Carisoprodol

Carisoprodol is a powerful medication that reduces back and neck pain by relaxing muscles in the body. By changing the way the brain communicates with different muscle groups, carisoprodol relieves pain associated with muscle tension.


History of Carisoprodol


Carisoprodol was developed in 1959. Originally created as an antiseptic, carisoprodol was also found to have potent muscle relaxant properties. While researchers don't fully understand how carisoprodol works, clinical studies have generally demonstrated it to be a safe medication. It was introduced as an alternative to meprobamate, a muscle relaxant.


Uses of Carisoprodol 



Carisoprodol is often used to relieve pain associated with muscle tension. It is commonly prescribed for treating sprains, chronic pain, strains and muscle spasms. It is often paired with a non-steroidal anti-inflammatory medication like aspirin or ibuprofen. It may also be used as part of a physical therapy program to allow for a wider range of movement. 

The recommended dose for carisoprodol is 250 to 350mg up to four times a day. However, different healthcare providers may prescribe higher or lower doses. Since carisoprodol may be less effective the longer it is used, it is usually only prescribed for two to three weeks at a time. 

Once in the body, carisoprodol evolves into meprobamate. Because meprobamate has strong sedative properties, patients taking carisoprodol may feel very sleepy after taking their medication. It's important to avoid operating heavy machinery after taking carisoprodol. 


Drug Interactions



Carisoprodol should not be taken by patients with a history of porphyria, a blood disease that is passed down through families. In addition, those with a hypersensitivity to carbamate drugs should avoid carisoprodol.
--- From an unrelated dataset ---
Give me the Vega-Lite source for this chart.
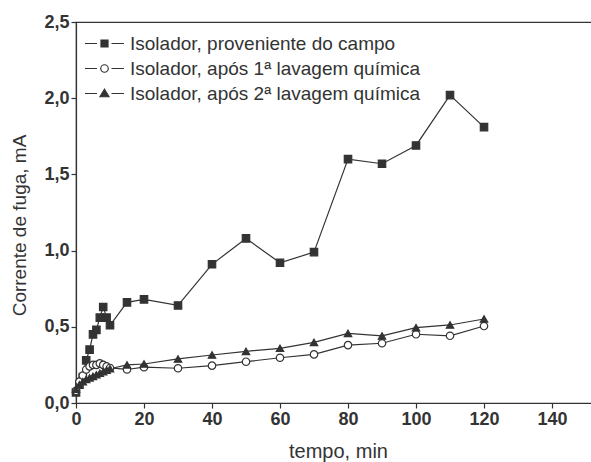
{
  "$schema": "https://vega.github.io/schema/vega-lite/v6.json",
  "width": 516,
  "height": 381,
  "autosize": {"type": "none"},
  "padding": {"left": 76, "top": 22, "right": 5, "bottom": 59},
  "background": "white",
  "config": {
    "view": {"stroke": "#333333", "strokeWidth": 1.2},
    "font": "Liberation Sans",
    "axis": {
      "grid": false,
      "domainColor": "#333333",
      "tickColor": "#333333",
      "labelColor": "#333333",
      "titleColor": "#333333",
      "labelFont": "Liberation Sans",
      "titleFont": "Liberation Sans",
      "labelFontSize": 18,
      "labelFontWeight": "bold",
      "titleFontSize": 19,
      "titleFontWeight": "normal",
      "domainWidth": 1.2,
      "tickWidth": 1.2
    }
  },
  "data": {
    "values": [
      {"t": 0, "i": 0.07, "serie": "Isolador, proveniente do campo"},
      {"t": 1, "i": 0.12, "serie": "Isolador, proveniente do campo"},
      {"t": 2, "i": 0.17, "serie": "Isolador, proveniente do campo"},
      {"t": 3, "i": 0.28, "serie": "Isolador, proveniente do campo"},
      {"t": 4, "i": 0.35, "serie": "Isolador, proveniente do campo"},
      {"t": 5, "i": 0.45, "serie": "Isolador, proveniente do campo"},
      {"t": 6, "i": 0.48, "serie": "Isolador, proveniente do campo"},
      {"t": 7, "i": 0.56, "serie": "Isolador, proveniente do campo"},
      {"t": 8, "i": 0.63, "serie": "Isolador, proveniente do campo"},
      {"t": 9, "i": 0.56, "serie": "Isolador, proveniente do campo"},
      {"t": 10, "i": 0.51, "serie": "Isolador, proveniente do campo"},
      {"t": 15, "i": 0.66, "serie": "Isolador, proveniente do campo"},
      {"t": 20, "i": 0.68, "serie": "Isolador, proveniente do campo"},
      {"t": 30, "i": 0.64, "serie": "Isolador, proveniente do campo"},
      {"t": 40, "i": 0.91, "serie": "Isolador, proveniente do campo"},
      {"t": 50, "i": 1.08, "serie": "Isolador, proveniente do campo"},
      {"t": 60, "i": 0.92, "serie": "Isolador, proveniente do campo"},
      {"t": 70, "i": 0.99, "serie": "Isolador, proveniente do campo"},
      {"t": 80, "i": 1.60, "serie": "Isolador, proveniente do campo"},
      {"t": 90, "i": 1.57, "serie": "Isolador, proveniente do campo"},
      {"t": 100, "i": 1.69, "serie": "Isolador, proveniente do campo"},
      {"t": 110, "i": 2.02, "serie": "Isolador, proveniente do campo"},
      {"t": 120, "i": 1.81, "serie": "Isolador, proveniente do campo"},
      {"t": 0, "i": 0.08, "serie": "Isolador, após 1ª lavagem química"},
      {"t": 1, "i": 0.14, "serie": "Isolador, após 1ª lavagem química"},
      {"t": 2, "i": 0.18, "serie": "Isolador, após 1ª lavagem química"},
      {"t": 3, "i": 0.22, "serie": "Isolador, após 1ª lavagem química"},
      {"t": 4, "i": 0.24, "serie": "Isolador, após 1ª lavagem química"},
      {"t": 5, "i": 0.25, "serie": "Isolador, após 1ª lavagem química"},
      {"t": 6, "i": 0.25, "serie": "Isolador, após 1ª lavagem química"},
      {"t": 7, "i": 0.26, "serie": "Isolador, após 1ª lavagem química"},
      {"t": 8, "i": 0.25, "serie": "Isolador, após 1ª lavagem química"},
      {"t": 9, "i": 0.24, "serie": "Isolador, após 1ª lavagem química"},
      {"t": 10, "i": 0.23, "serie": "Isolador, após 1ª lavagem química"},
      {"t": 15, "i": 0.22, "serie": "Isolador, após 1ª lavagem química"},
      {"t": 20, "i": 0.235, "serie": "Isolador, após 1ª lavagem química"},
      {"t": 30, "i": 0.228, "serie": "Isolador, após 1ª lavagem química"},
      {"t": 40, "i": 0.245, "serie": "Isolador, após 1ª lavagem química"},
      {"t": 50, "i": 0.271, "serie": "Isolador, após 1ª lavagem química"},
      {"t": 60, "i": 0.297, "serie": "Isolador, após 1ª lavagem química"},
      {"t": 70, "i": 0.319, "serie": "Isolador, após 1ª lavagem química"},
      {"t": 80, "i": 0.38, "serie": "Isolador, após 1ª lavagem química"},
      {"t": 90, "i": 0.392, "serie": "Isolador, após 1ª lavagem química"},
      {"t": 100, "i": 0.451, "serie": "Isolador, após 1ª lavagem química"},
      {"t": 110, "i": 0.441, "serie": "Isolador, após 1ª lavagem química"},
      {"t": 120, "i": 0.505, "serie": "Isolador, após 1ª lavagem química"},
      {"t": 0, "i": 0.09, "serie": "Isolador, após 2ª lavagem química"},
      {"t": 1, "i": 0.12, "serie": "Isolador, após 2ª lavagem química"},
      {"t": 2, "i": 0.14, "serie": "Isolador, após 2ª lavagem química"},
      {"t": 3, "i": 0.155, "serie": "Isolador, após 2ª lavagem química"},
      {"t": 4, "i": 0.165, "serie": "Isolador, após 2ª lavagem química"},
      {"t": 5, "i": 0.175, "serie": "Isolador, após 2ª lavagem química"},
      {"t": 6, "i": 0.185, "serie": "Isolador, após 2ª lavagem química"},
      {"t": 7, "i": 0.195, "serie": "Isolador, após 2ª lavagem química"},
      {"t": 8, "i": 0.205, "serie": "Isolador, após 2ª lavagem química"},
      {"t": 9, "i": 0.215, "serie": "Isolador, após 2ª lavagem química"},
      {"t": 10, "i": 0.225, "serie": "Isolador, após 2ª lavagem química"},
      {"t": 15, "i": 0.25, "serie": "Isolador, após 2ª lavagem química"},
      {"t": 20, "i": 0.256, "serie": "Isolador, após 2ª lavagem química"},
      {"t": 30, "i": 0.289, "serie": "Isolador, após 2ª lavagem química"},
      {"t": 40, "i": 0.315, "serie": "Isolador, após 2ª lavagem química"},
      {"t": 50, "i": 0.339, "serie": "Isolador, após 2ª lavagem química"},
      {"t": 60, "i": 0.359, "serie": "Isolador, após 2ª lavagem química"},
      {"t": 70, "i": 0.398, "serie": "Isolador, após 2ª lavagem química"},
      {"t": 80, "i": 0.457, "serie": "Isolador, após 2ª lavagem química"},
      {"t": 90, "i": 0.44, "serie": "Isolador, após 2ª lavagem química"},
      {"t": 100, "i": 0.494, "serie": "Isolador, após 2ª lavagem química"},
      {"t": 110, "i": 0.512, "serie": "Isolador, após 2ª lavagem química"},
      {"t": 120, "i": 0.551, "serie": "Isolador, após 2ª lavagem química"}
    ]
  },
  "layer": [
    {
      "mark": {"type": "line", "color": "#333333", "strokeWidth": 1.2},
      "encoding": {
        "x": {
          "field": "t", "type": "quantitative",
          "scale": {"domain": [0, 151.76], "nice": false},
          "axis": {
            "orient": "bottom",
            "values": [0, 10, 20, 30, 40, 50, 60, 70, 80, 90, 100, 110, 120, 130, 140, 150],
            "labelExpr": "datum.value % 20 === 0 ? datum.label : ''",
            "tickSize": 5,
            "labelPadding": 2,
            "labelFlush": false,
            "title": "tempo, min",
            "titleFontSize": 20,
            "titleX": 262,
            "titlePadding": 13
          }
        },
        "y": {
          "field": "i", "type": "quantitative",
          "scale": {"domain": [0, 2.5], "nice": false},
          "axis": {
            "values": [0, 0.25, 0.5, 0.75, 1, 1.25, 1.5, 1.75, 2, 2.25, 2.5],
            "labelExpr": "(datum.value * 2) % 1 === 0 ? replace(format(datum.value, '.1f'), '.', ',') : ''",
            "tickSize": 5,
            "labelPadding": 2,
            "labelFlush": false,
            "title": "Corrente de fuga, mA",
            "titleY": 203,
            "titlePadding": 14
          }
        },
        "detail": {"field": "serie", "type": "nominal"}
      }
    },
    {
      "mark": {"type": "point", "filled": true, "size": 55, "stroke": "#333333", "strokeWidth": 1.2, "opacity": 1},
      "encoding": {
        "x": {"field": "t", "type": "quantitative", "scale": {"domain": [0, 151.76], "nice": false}},
        "y": {"field": "i", "type": "quantitative", "scale": {"domain": [0, 2.5], "nice": false}},
        "shape": {
          "field": "serie", "type": "nominal",
          "scale": {
            "domain": ["Isolador, proveniente do campo", "Isolador, após 1ª lavagem química", "Isolador, após 2ª lavagem química"],
            "range": ["square", "circle", "triangle-up"]
          },
          "legend": null
        },
        "fill": {
          "field": "serie", "type": "nominal",
          "scale": {
            "domain": ["Isolador, proveniente do campo", "Isolador, após 1ª lavagem química", "Isolador, após 2ª lavagem química"],
            "range": ["#333333", "#ffffff", "#333333"]
          },
          "legend": null
        }
      }
    },
    {
      "mark": {"type": "point", "filled": true, "size": 0, "strokeWidth": 1.2, "opacity": 1},
      "encoding": {
        "x": {"field": "t", "type": "quantitative", "scale": {"domain": [0, 151.76], "nice": false}},
        "y": {"field": "i", "type": "quantitative", "scale": {"domain": [0, 2.5], "nice": false}},
        "shape": {
          "field": "serie", "type": "nominal",
          "scale": {
            "domain": ["Isolador, proveniente do campo", "Isolador, após 1ª lavagem química", "Isolador, após 2ª lavagem química"],
            "range": [
              "M-3.9,0H-1.5M1.4,0H3.9M-0.7,-0.7H0.7V0.7H-0.7Z",
              "M-3.9,0H-1.5M1.4,0H3.9M-0.75,0A0.75,0.75 0 1 1 0.75,0A0.75,0.75 0 1 1 -0.75,0Z",
              "M-3.9,0H-1.5M1.4,0H3.9M0,-0.85L0.9,0.65H-0.9Z"
            ]
          },
          "legend": {
            "title": null, "orient": "none", "legendX": 19, "legendY": 12,
            "symbolSize": 100, "symbolStrokeWidth": 1.2,
            "labelFontSize": 19, "labelColor": "#333333", "labelFont": "Liberation Sans",
            "labelOffset": 16, "rowPadding": 5, "padding": 0, "labelLimit": 400
          }
        },
        "fill": {
          "field": "serie", "type": "nominal",
          "scale": {
            "domain": ["Isolador, proveniente do campo", "Isolador, após 1ª lavagem química", "Isolador, após 2ª lavagem química"],
            "range": ["#333333", "#ffffff", "#333333"]
          },
          "legend": {
            "title": null, "orient": "none", "legendX": 19, "legendY": 12,
            "symbolSize": 100, "symbolStrokeWidth": 1.2,
            "labelFontSize": 19, "labelColor": "#333333", "labelFont": "Liberation Sans",
            "labelOffset": 16, "rowPadding": 5, "padding": 0, "labelLimit": 400
          }
        },
        "stroke": {
          "field": "serie", "type": "nominal",
          "scale": {
            "domain": ["Isolador, proveniente do campo", "Isolador, após 1ª lavagem química", "Isolador, após 2ª lavagem química"],
            "range": ["#333333", "#333333", "#333333"]
          },
          "legend": {
            "title": null, "orient": "none", "legendX": 19, "legendY": 12,
            "symbolSize": 100, "symbolStrokeWidth": 1.2,
            "labelFontSize": 19, "labelColor": "#333333", "labelFont": "Liberation Sans",
            "labelOffset": 16, "rowPadding": 5, "padding": 0, "labelLimit": 400
          }
        }
      }
    }
  ],
  "resolve": {
    "scale": {"shape": "independent", "fill": "independent", "stroke": "independent"}
  }
}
Always consult with a doctor about any other medications one may be taking. 

Since carisoprodol is a drug that changes the way the nervous system works, it should not be taken with other psychoactive drugs. This can include alcohol, opiates, benzodiazepines, certain antidepressants, barbiturates and some stimulants.

 

It's also not recommended to take carisoprodol and meprobamate at the same time. Since carisoprodol changes into meprobamate in the body, taking both at the same time may result in an overdose.

Several studies have shown that carisoprodol can cross the placental barrier in pregnant women. Females who take carisoprodol during their pregnancy may have children with low birth weights, behavioral problems, birth defects and reduced survival rates. Carisoprodol can also be transmitted to a baby through breast milk.


Potential for Abuse


While carisoprodol can be prescribed for different types of pain, it has many side effects that can increase its abuse potential. For example, many patients taking carisoprodol will sometimes experience anxiety and euphoria.

 

Several studies have shown that monkeys will self-administer carisoprodol when given access to the drug. These effects are similar to barbiturates like barbital, meprobamate and chlordiazepoxide.

 

As with any drug, speak with a doctor before starting or stopping the use of any medication.